Abstract
This paper presents the development of a multilingual hate speech detection model that effectively processes and classifies content in both Arabic and English. The study leverages both traditional machine learning models, such as K-Nearest Neighbors (KNN), Naive Bayes, and Support Vector Machines (SVM), as well as advanced deep learning models, specifically Bi-directional Long Short-Term Memory (Bi-LSTM) networks. A key challenge addressed is the classification of mixed-language content, which is common on social media platforms in the MENA region. To enhance detection performance, preprocessing techniques were applied to the text data, and the Synthetic Minority Over-sampling Technique (SMOTE) was used to balance the dataset. The results show that the Bi-LSTM model outperformed traditional machine learning approaches, particularly in identifying hate speech across multiple languages. The proposed model demonstrates superior accuracy and robustness in handling mixed-language input, providing a more effective solution for real-world hate speech detection tasks.

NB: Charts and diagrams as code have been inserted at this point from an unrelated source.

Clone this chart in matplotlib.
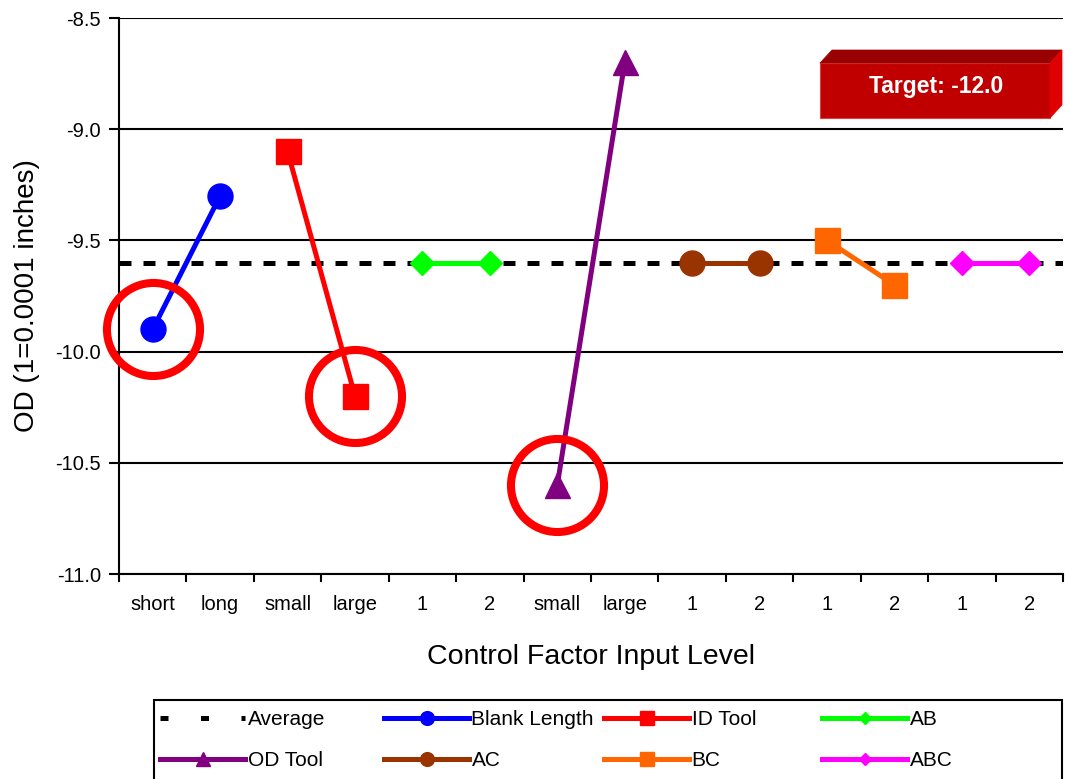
import numpy as np
import matplotlib.pyplot as plt
from matplotlib.lines import Line2D
from matplotlib.patches import Polygon, Rectangle

plt.rcParams['font.family'] = ['Liberation Sans', 'DejaVu Sans']

# data
level_labels = ['short', 'long', 'small', 'large', '1', '2', 'small', 'large',
                '1', '2', '1', '2', '1', '2']
series_names = ['Blank Length', 'ID Tool', 'AB', 'OD Tool', 'AC', 'BC', 'ABC']
series_values = [[-9.9, -9.3],
                 [-9.1, -10.2],
                 [-9.6, -9.6],
                 [-10.6, -8.7],
                 [-9.6, -9.6],
                 [-9.5, -9.7],
                 [-9.6, -9.6]]
average = -9.6
circled = [(0, -9.9), (3, -10.2), (6, -10.6)]  # (level index, value)
target_text = 'Target: -12.0'

colors = ['#0000FF', '#FF0000', '#00FF00', '#800080', '#993300', '#FF6600', '#FF00FF']
markers = ['o', 's', 'D', '^', 'o', 's', 'D']
msizes = [18, 18, 12, 18, 18, 18, 12]


def fx(px):
    return px / 1070


def fy(py):
    return 1 - py / 779


fig = plt.figure(figsize=(10.7, 7.79), dpi=100)
ax = fig.add_axes([fx(119), fy(574), fx(1063) - fx(119), fy(18) - fy(574)])

ax.set_xlim(-0.5, len(level_labels) - 0.5)
ax.set_ylim(-11.0, -8.5)
yt = np.arange(-11.0, -8.49, 0.5)
ax.set_yticks(yt)
ax.set_yticklabels(['%.1f' % v for v in yt], fontsize=14.5)
ax.yaxis.grid(True, color='black', linewidth=1.5)
ax.set_axisbelow(True)

ax.set_xticks(np.arange(len(level_labels)))
ax.set_xticklabels(level_labels, fontsize=14.5)
ax.set_xticks(np.arange(-0.5, len(level_labels)), minor=True)
ax.tick_params(axis='x', which='major', length=0, pad=15)
ax.tick_params(axis='x', which='minor', length=6, width=1.5, direction='out')
ax.tick_params(axis='y', length=7, width=1.5, direction='out', pad=6)

for s in ['top', 'right']:
    ax.spines[s].set_visible(False)
for s in ['left', 'bottom']:
    ax.spines[s].set_linewidth(1.5)

ax.plot(ax.get_xlim(), [average, average], color='black', lw=3.6,
        linestyle=(0, (2.4, 2.4)), zorder=2)

for i, (name, vals) in enumerate(zip(series_names, series_values)):
    ax.plot([2 * i, 2 * i + 1], vals, color=colors[i], lw=3.6, marker=markers[i],
            markersize=msizes[i], zorder=3)

for x, y in circled:
    ax.plot(x, y, marker='o', markersize=67, markerfacecolor='none',
            markeredgecolor='#FF0000', markeredgewidth=5.8, zorder=4, clip_on=False)

ax.set_xlabel('Control Factor Input Level', fontsize=20.5, labelpad=22)
ax.set_ylabel('OD (1=0.0001 inches)', fontsize=20, labelpad=11)

# target box (3d look)
front = Polygon([(fx(820), fy(63)), (fx(1050), fy(63)), (fx(1050), fy(118)), (fx(820), fy(118))],
                closed=True, transform=fig.transFigure, facecolor='#C00000', edgecolor='#E04040', lw=0.8)
top = Polygon([(fx(820), fy(63)), (fx(832), fy(50)), (fx(1062), fy(50)), (fx(1050), fy(63))],
              closed=True, transform=fig.transFigure, facecolor='#990000', edgecolor='#990000', lw=0.5)
side = Polygon([(fx(1050), fy(63)), (fx(1062), fy(50)), (fx(1062), fy(105)), (fx(1050), fy(118))],
               closed=True, transform=fig.transFigure, facecolor='#E00000', edgecolor='#E00000', lw=0.5)
for p in (front, top, side):
    fig.patches.append(p)
fig.text(fx(936), fy(86), target_text, color='white', fontsize=16.5, fontweight='bold',
         ha='center', va='center')

# legend: frame + four columns
frame = Rectangle((fx(154), fy(785)), fx(1062) - fx(154), fy(700) - fy(785),
                  transform=fig.transFigure, facecolor='white', edgecolor='black', lw=1.5)
fig.patches.append(frame)

handles = [Line2D([], [], color='black', lw=3.6, linestyle=(0, (1.6, 6.5)))]
labels = ['Average']
for i, name in enumerate(series_names):
    handles.append(Line2D([], [], color=colors[i], lw=3.6, marker=markers[i],
                          markersize=msizes[i] * 0.55))
    labels.append(name)

col_x = [160, 384, 604, 822]
for c, x0 in enumerate(col_x):
    leg = fig.legend([handles[c], handles[c + 4]], [labels[c], labels[c + 4]],
                     loc='upper left', bbox_to_anchor=(fx(x0), fy(710)),
                     frameon=False, fontsize=15, handlelength=4.1, handletextpad=0.1,
                     borderaxespad=0, borderpad=0, labelspacing=1.05)

fig.savefig('out.png', dpi=100)
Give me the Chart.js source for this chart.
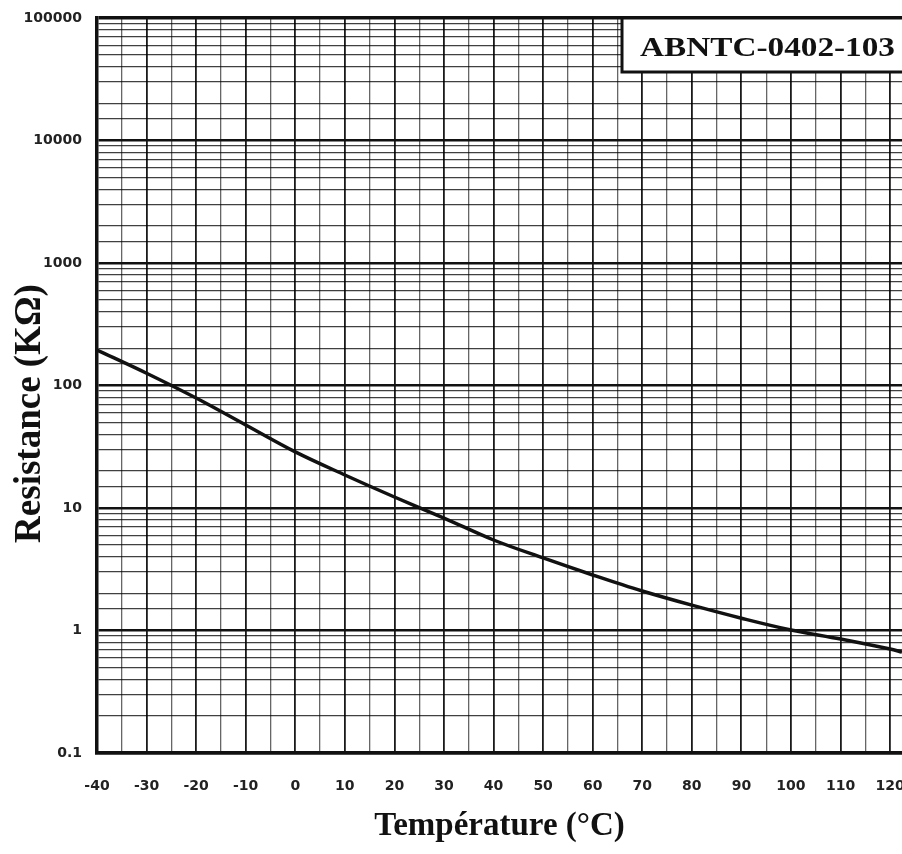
<!DOCTYPE html>
<html>
<head>
<meta charset="utf-8">
<script src="https://cdn.jsdelivr.net/npm/chart.js@4.4.1/dist/chart.umd.min.js"></script>
<style>
  html, body { margin: 0; padding: 0; background: #fff; overflow: hidden; }
  #wrap { width: 902px; height: 854px; position: relative; }
</style>
</head>
<body>
<div id="wrap"><canvas id="c" width="902" height="854"></canvas></div>
<script>
// ---- Data ----
const temperatures = [-40, -30, -20, -10, 0, 10, 20, 30, 40, 50, 60, 70, 80, 90, 100, 110, 120, 122.4];
const resistanceK = [195, 126, 79, 47.6, 28.7, 18.6, 12.3, 8.28, 5.48, 3.91, 2.84, 2.1, 1.61, 1.26, 1.01, 0.853, 0.706, 0.667];
const xTickLabels = [-40, -30, -20, -10, 0, 10, 20, 30, 40, 50, 60, 70, 80, 90, 100, 110, 120];
const yTickLabels = [0.1, 1, 10, 100, 1000, 10000, 100000];
const partLabel = 'ABNTC-0402-103';
const xTitle = 'Température (°C)';
const yTitle = 'Resistance (KΩ)';

const points = temperatures.map((t, i) => ({ x: t, y: resistanceK[i] }));

function isDecade(v) {
  const l = Math.log10(v);
  return Math.abs(l - Math.round(l)) < 1e-6;
}
function isTen(v) {
  return Math.abs(v / 10 - Math.round(v / 10)) < 1e-6;
}

const overlayPlugin = {
  id: 'overlay',
  afterDraw(chart) {
    const ctx = chart.ctx;
    const a = chart.chartArea;
    ctx.save();
    // part number box (top right)
    const bx = a.right - 280, by = a.top, bw = 300, bh = 54;
    ctx.fillStyle = '#fff';
    ctx.fillRect(bx, by, bw, bh);
    ctx.strokeStyle = '#111';
    ctx.lineWidth = 3;
    ctx.strokeRect(bx, by, bw, bh);
    ctx.fillStyle = '#111';
    ctx.font = 'bold 28px "Liberation Serif", "Times New Roman", serif';
    ctx.textBaseline = 'alphabetic';
    ctx.textAlign = 'left';
    const w = ctx.measureText(partLabel).width;
    const target = 255;
    ctx.translate(bx + 18, by + 38);
    ctx.scale(target / w, 1);
    ctx.fillText(partLabel, 0, 0);
    ctx.restore();

    // y axis title
    ctx.save();
    ctx.fillStyle = '#111';
    ctx.font = 'bold 37px "Liberation Serif", "Times New Roman", serif';
    ctx.textAlign = 'center';
    ctx.textBaseline = 'middle';
    ctx.translate(30, (a.top + a.bottom) / 2 + 28);
    ctx.rotate(-Math.PI / 2);
    ctx.fillText(yTitle, 0, 0);
    ctx.restore();
  }
};

new Chart(document.getElementById('c'), {
  type: 'line',
  data: {
    datasets: [{
      data: points,
      borderColor: '#111',
      borderWidth: 3.5,
      pointRadius: 0,
      fill: false,
      tension: 0.35
    }]
  },
  options: {
    responsive: false,
    animation: false,
    layout: { padding: { top: 18, right: 0, left: 0, bottom: 0 } },
    plugins: { legend: { display: false }, tooltip: { enabled: false } },
    scales: {
      x: {
        type: 'linear',
        min: -40,
        max: 122.4,
        afterBuildTicks(scale) {
          const first = xTickLabels[0], last = xTickLabels[xTickLabels.length - 1];
          const t = [];
          for (let v = first; v <= last + 1e-9; v += 5) t.push({ value: v });
          scale.ticks = t;
        },
        afterFit(scale) {
          scale.height = 101;
          scale.paddingLeft = 0;
          scale.paddingRight = 0;
        },
        ticks: {
          autoSkip: false,
          maxRotation: 0,
          padding: 25,
          color: '#222',
          font: { family: '"DejaVu Sans", sans-serif', weight: 'bold', size: 14 },
          callback: (v) => (xTickLabels.includes(v) ? String(v) : '')
        },
        grid: {
          drawTicks: false,
          color: (c) => (c.tick && isTen(c.tick.value) ? '#1a1a1a' : 'rgba(0,0,0,0.6)'),
          lineWidth: (c) => (c.tick && isTen(c.tick.value) ? 1.8 : 1.3)
        },
        border: { display: true, color: '#111', width: 3.5 },
        title: {
          display: true,
          text: xTitle,
          color: '#111',
          font: { family: '"Liberation Serif", "Times New Roman", serif', weight: 'bold', size: 33 },
          padding: { top: 0, bottom: 8 }
        }
      },
      y: {
        type: 'logarithmic',
        min: 0.1,
        max: 100000,
        afterFit(scale) {
          scale.width = 97;
          scale.paddingTop = 0;
          scale.paddingBottom = 0;
        },
        ticks: {
          autoSkip: false,
          padding: 15,
          color: '#222',
          font: { family: '"DejaVu Sans", sans-serif', weight: 'bold', size: 14 },
          callback: (v) => (yTickLabels.some(t => Math.abs(t - v) / t < 1e-6) ? String(v) : '')
        },
        grid: {
          drawTicks: false,
          color: (c) => (c.tick && isDecade(c.tick.value) ? '#111' : 'rgba(0,0,0,0.75)'),
          lineWidth: (c) => (c.tick && isDecade(c.tick.value) ? (c.tick.value >= 100000 ? 3.5 : 2.6) : 1.3)
        },
        border: { display: true, color: '#111', width: 3.5 }
      }
    }
  },
  plugins: [overlayPlugin]
});
</script>
</body>
</html>
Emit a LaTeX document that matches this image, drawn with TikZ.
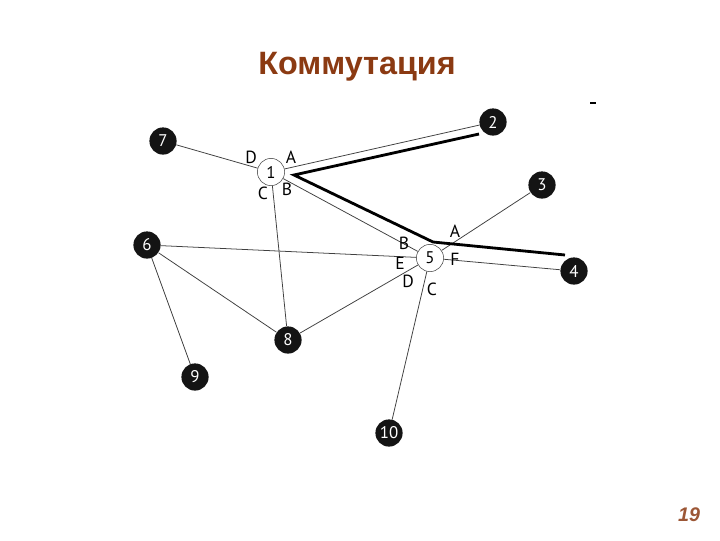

| Original language | English |
|---|---|
| Article number | 205 |
| Journal | SN Computer Science |
| Volume | 6 |
| Issue number | 3 |
| DOIs | |
| State | Published - Mar 2025 |
Keywords
- Class imbalance
- Deep learning
- Hate speech detection
- Machine learning
- Mixed Arabic and English training
- Multilingual NLP
- Natural language processing (NLP)
- Sentiment analysis